Stored records
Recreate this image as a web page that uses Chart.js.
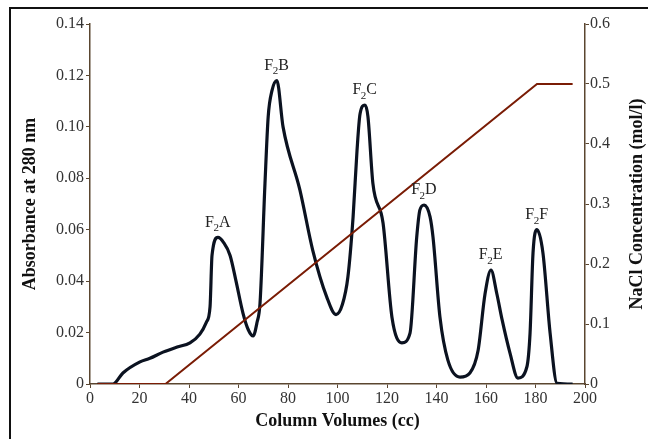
<!DOCTYPE html>
<html>
<head>
<meta charset="utf-8">
<script src="https://cdn.jsdelivr.net/npm/chart.js@4.4.1/dist/chart.umd.min.js"></script>
<style>
  html, body { margin: 0; padding: 0; background: #fff; }
  #wrap { position: relative; width: 648px; height: 439px; }
  #frame { position: absolute; left: 9px; top: 7px; right: -10px; bottom: -10px; border-left: 2px solid #111; border-top: 2px solid #111; }
  canvas { position: absolute; left: 0; top: 0; }
</style>
</head>
<body>
<div id="wrap">
  <div id="frame"></div>
  <canvas id="grafico" width="648" height="439"></canvas>
</div>
<script>
// absorbance profile (column volume in cc, absorbance at 280 nm)
const volumen = [3, 9.3, 13.3, 20.2, 24.2, 29.5, 35.2, 40.4, 44.4, 47, 48.5, 49.3, 51.7, 54, 56.6, 59, 61.8, 64, 65.9, 67.5, 68.7, 70.7, 72, 73.5, 75.5, 78, 84.8, 90, 95.6, 99.4, 102, 104.2, 106.3, 107.9, 109.1, 111.1, 112.3, 114.3, 118.4, 122, 126, 129.3, 132, 133.3, 135, 137.4, 138.6, 141.4, 144.6, 149.5, 153.5, 156.8, 159.6, 162, 164.4, 166.5, 169.7, 172.9, 176.5, 177.8, 179, 180.6, 183, 185.9, 188.7, 195];
const absorbancia = [0, 0, 0.0043, 0.0086, 0.010, 0.0124, 0.0144, 0.016, 0.0194, 0.024, 0.030, 0.050, 0.057, 0.055, 0.050, 0.040, 0.0276, 0.021, 0.0187, 0.024, 0.0315, 0.078, 0.104, 0.114, 0.118, 0.100, 0.0755, 0.052, 0.034, 0.027, 0.031, 0.0416, 0.065, 0.091, 0.105, 0.1085, 0.104, 0.078, 0.0626, 0.026, 0.016, 0.0198, 0.057, 0.0677, 0.0696, 0.065, 0.057, 0.026, 0.0093, 0.0027, 0.0043, 0.013, 0.035, 0.0443, 0.035, 0.025, 0.012, 0.0023, 0.0066, 0.0198, 0.051, 0.060, 0.051, 0.0198, 0.0003, 0];

// NaCl gradient
const volumenSal = [3, 30.5, 180.6, 195];
const concentracionSal = [0, 0, 0.5, 0.5];

// peak labels
const picos = ['A', 'B', 'C', 'D', 'E', 'F'];
const picosX = [51.7, 75.5, 111.1, 135, 162, 180.6];
const picosY = [0.057, 0.118, 0.1085, 0.0696, 0.0443, 0.060];

const ticksX = [0, 20, 40, 60, 80, 100, 120, 140, 160, 180, 200];
const ticksIzq = [0, 0.02, 0.04, 0.06, 0.08, 0.10, 0.12, 0.14];
const ticksDer = [0, 0.1, 0.2, 0.3, 0.4, 0.5, 0.6];

const colorEje = '#5a4630';
const fuente = "'Liberation Serif', 'DejaVu Serif', serif";

const textos = {
    id: 'textos',
    afterDatasetsDraw(chart) {
        const c = chart.ctx;
        const x = chart.scales.x, y = chart.scales.y;
        const area = chart.chartArea;
        c.save();

        // etiquetas de los picos
        c.fillStyle = '#222';
        c.textBaseline = 'middle';
        c.textAlign = 'left';
        picos.forEach((letra, i) => {
            const px = x.getPixelForValue(picosX[i]);
            const py = y.getPixelForValue(picosY[i]) - 15;
            c.font = '16px ' + fuente;
            const wF = c.measureText('F').width;
            const wL = c.measureText(letra).width;
            c.font = '11px ' + fuente;
            const w2 = c.measureText('2').width;
            const sx = px - (wF + w2 + wL) / 2;
            c.font = '16px ' + fuente;
            c.fillText('F', sx, py);
            c.font = '11px ' + fuente;
            c.fillText('2', sx + wF - 0.5, py + 6);
            c.font = '16px ' + fuente;
            c.fillText(letra, sx + wF + w2 - 0.5, py);
        });

        // titulos de los ejes
        c.fillStyle = '#111';
        c.font = 'bold 18px ' + fuente;
        c.textAlign = 'center';
        c.fillText('Column Volumes (cc)', (area.left + area.right) / 2, 421);
        const medio = (area.top + area.bottom) / 2;
        c.translate(30, medio);
        c.rotate(-Math.PI / 2);
        c.fillText('Absorbance at 280 nm', 0, 0);
        c.rotate(Math.PI / 2);
        c.translate(637 - 30, 0);
        c.rotate(-Math.PI / 2);
        c.fillText('NaCl Concentration (mol/l)', 0, 0);
        c.restore();
    }
};

new Chart(document.getElementById('grafico'), {
    type: 'line',
    data: {
        datasets: [
            {
                label: 'NaCl',
                data: volumenSal.map((v, i) => ({ x: v, y: concentracionSal[i] })),
                yAxisID: 'y2',
                borderColor: '#7a1c05',
                borderWidth: 2,
                pointRadius: 0,
                tension: 0
            },
            {
                label: 'Absorbancia',
                data: volumen.map((v, i) => ({ x: v, y: absorbancia[i] })),
                yAxisID: 'y',
                borderColor: '#0b1220',
                borderWidth: 3.2,
                pointRadius: 0,
                cubicInterpolationMode: 'monotone'
            }
        ]
    },
    options: {
        responsive: false,
        animation: false,
        layout: { padding: { top: 24, left: 0, right: 0, bottom: 0 } },
        plugins: { legend: { display: false }, tooltip: { enabled: false } },
        scales: {
            x: {
                type: 'linear',
                min: 0, max: 200,
                afterBuildTicks: s => { s.ticks = ticksX.map(v => ({ value: v })); },
                afterFit: s => { s.height = 55; },
                border: { color: colorEje, width: 1.5 },
                grid: { drawOnChartArea: false, color: colorEje, tickLength: 4 },
                ticks: { color: '#333', font: { family: fuente, size: 16 }, padding: 1, maxRotation: 0 }
            },
            y: {
                position: 'left',
                min: 0, max: 0.14,
                afterBuildTicks: s => { s.ticks = ticksIzq.map(v => ({ value: v })); },
                afterFit: s => { s.width = 90; },
                border: { color: colorEje, width: 1.5 },
                grid: { drawOnChartArea: false, color: colorEje, tickLength: 4 },
                ticks: {
                    color: '#333', font: { family: fuente, size: 16 }, padding: 2,
                    callback: v => v === 0 ? '0' : v.toFixed(2)
                }
            },
            y2: {
                position: 'right',
                min: 0, max: 0.6,
                afterBuildTicks: s => { s.ticks = ticksDer.map(v => ({ value: v })); },
                afterFit: s => { s.width = 63; },
                border: { color: colorEje, width: 1.5 },
                grid: { drawOnChartArea: false, color: colorEje, tickLength: 4 },
                ticks: {
                    color: '#333', font: { family: fuente, size: 16 }, padding: 1,
                    callback: v => v === 0 ? '0' : v.toFixed(1)
                }
            }
        }
    },
    plugins: [textos]
});
</script>
</body>
</html>
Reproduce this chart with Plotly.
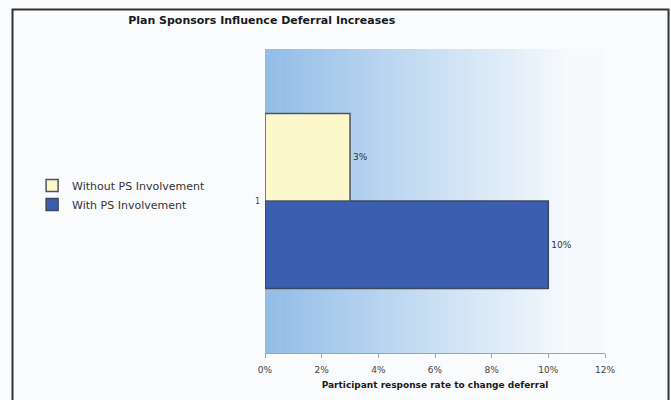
import plotly.graph_objects as go

# Data
categories = ["1"]
series_names = ["With PS Involvement", "Without PS Involvement"]
with_ps = [10]
without_ps = [3]
x_ticks = [0, 2, 4, 6, 8, 10, 12]
x_tick_labels = [f"{v}%" for v in x_ticks]

FONT = "DejaVu Sans, Verdana, sans-serif"

fig = go.Figure()
fig.add_trace(go.Bar(
    y=categories, x=with_ps, name=series_names[0], orientation="h",
    marker=dict(color="#3b5eb0", line=dict(color="#3d4a5c", width=1.5)),
    text=[f"{v}%" for v in with_ps], texttemplate="%{text}", textposition="outside",
    textfont=dict(size=9, color="#333333", family=FONT),
    cliponaxis=False,
))
fig.add_trace(go.Bar(
    y=categories, x=without_ps, name=series_names[1], orientation="h",
    marker=dict(color="#fdf7cc", line=dict(color="#4d5560", width=1.5)),
    text=[f"{v}%" for v in without_ps], texttemplate="%{text}", textposition="outside",
    textfont=dict(size=9, color="#333333", family=FONT),
    cliponaxis=False,
))

# Horizontal blue-to-white gradient behind the plot area
shapes = []
n_strips = 90
c0 = (146, 189, 231)
c1 = (247, 250, 253)
fade_end = 0.9
for i in range(n_strips):
    t0 = i / n_strips
    t1 = (i + 1) / n_strips
    f = min(1.0, ((t0 + t1) / 2) / fade_end)
    col = tuple(round(a + (b - a) * f) for a, b in zip(c0, c1))
    shapes.append(dict(
        type="rect", xref="x domain", yref="y domain",
        x0=t0, x1=t1 + 0.002, y0=0, y1=1,
        fillcolor="rgb(%d,%d,%d)" % col, line=dict(width=0), layer="below",
    ))

# Outer frame around the whole chart
shapes.append(dict(
    type="rect", xref="paper", yref="paper",
    x0=-0.7426, x1=1.1868, y0=-0.2, y1=1.1299,
    line=dict(color="#333333", width=2), fillcolor="rgba(0,0,0,0)",
))

fig.update_layout(
    width=671, height=400,
    margin=dict(l=265, r=66, t=49, b=47),
    paper_bgcolor="#fafbfd",
    plot_bgcolor="rgba(0,0,0,0)",
    barmode="group",
    bargap=0.424,
    bargroupgap=0,
    shapes=shapes,
    font=dict(family=FONT, color="#333333"),
    title=dict(
        text="<b>Plan Sponsors Influence Deferral Increases</b>",
        x=0.39, xanchor="center", y=0.95, yanchor="middle",
        font=dict(size=11, color="#1a1a1a", family=FONT),
    ),
    legend=dict(
        x=-0.685, xanchor="left", y=0.52, yanchor="middle",
        traceorder="reversed",
        font=dict(size=11, color="#333333", family=FONT),
        bgcolor="rgba(0,0,0,0)",
        itemclick=False,
    ),
    xaxis=dict(
        range=[0, 12], tickmode="array", tickvals=x_ticks, ticktext=x_tick_labels,
        showgrid=False, zeroline=False,
        showline=True, linecolor="#8fa6bf", linewidth=1,
        ticks="outside", ticklen=4, tickcolor="#8fa6bf",
        ticklabelstandoff=4,
        tickfont=dict(size=9, color="#444444", family=FONT),
        title=dict(text="<b>Participant response rate to change deferral</b>",
                   font=dict(size=9, color="#1a1a1a", family=FONT), standoff=7),
    ),
    yaxis=dict(
        type="category", showgrid=False, zeroline=False, showline=False,
        ticks="", ticklabelstandoff=4,
        tickfont=dict(size=8, color="#444444", family=FONT),
    ),
)

fig.write_html("out.html")
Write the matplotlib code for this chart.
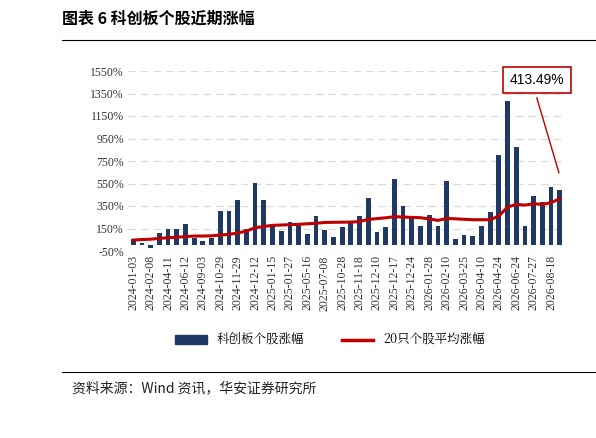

## [Task instructions]
Write out every line of the listing that holds the word "this".

## [Result]
Recreate this image as a web page that uses Chart.js.
Reproduce this chart with Plotly.
Write the matplotlib code for this chart.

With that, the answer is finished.